Teachers at T-S Elementary find ways to make celestial event fun despite heavy clouds

Posted

TOWER- Eclipse day in northern Minnesota featured a heavy overcast and showers, but the wet weather didn’t dampen the astronomy lessons at Tower-Soudan Elementary.
Students did trek out to the playground during the “peak” eclipse time in early afternoon, and had fun donning their eclipse glasses and trying to see something up in the sky, though mostly they just had raindrops wetting their tongues.
“Is it getting darker, is it getting darker?” students kept asking. Unfortunately, the answer was no…it was just as grey and gloomy as it had been since morning.
Hoping for clear skies, the school had prepared in advance, purchasing eclipse-viewing glasses for all the students and staff, but with thick cloud cover, the glasses were hardly necessary. Still, they did provide plenty of entertainment for the students, who oohed and aahed over how dark everything appeared while wearing the glasses.

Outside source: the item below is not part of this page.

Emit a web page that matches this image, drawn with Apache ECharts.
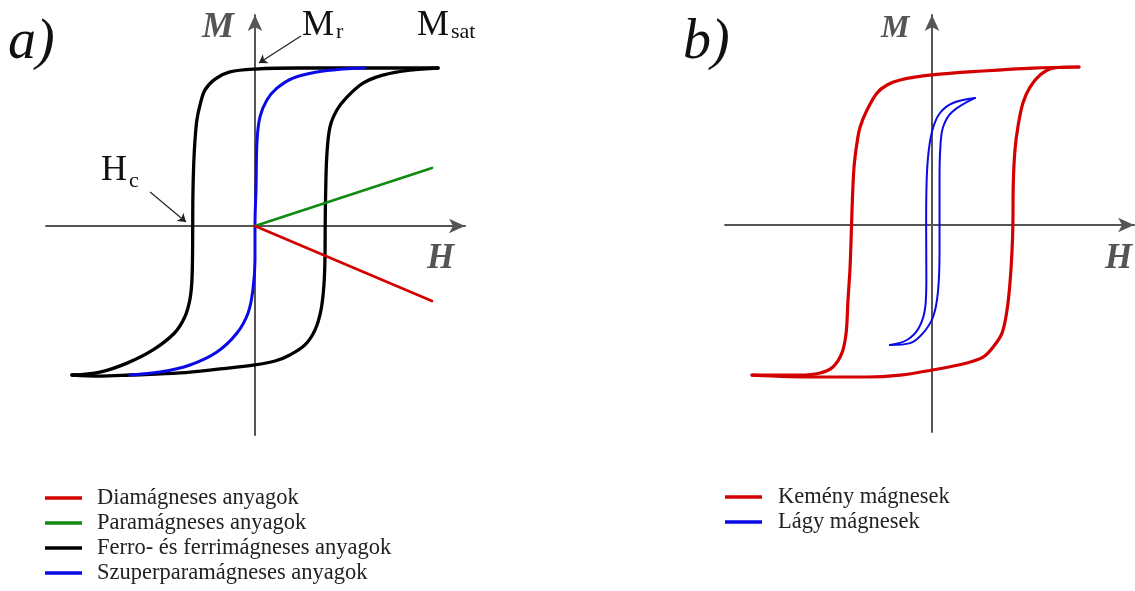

Teachers, however, did use the day to teach some basic astronomy lessons in their classrooms.
Students in Mrs. Horvat’s class were using Oreo cookies to learn about the phases of the moon, nibbling the chocolate cookies into shapes resembling gibbous, crescent, and full moons, a combination of a morning snack and science lesson.
In the Kindergarten room, Kristine Smith led her young students across a large floor carpet map of the United States, tracing the path of the eclipse, as the classroom digital project showed live broadcasts of the eclipse.
First-graders had decorated the hallway with eclipse paintings and stories, featuring facts about the eclipse. Which goes to show that even when Mother Nature rains on your parade, or your eclipse-watching party, there’s still a learning opportunity in there somewhere with just a little imagination.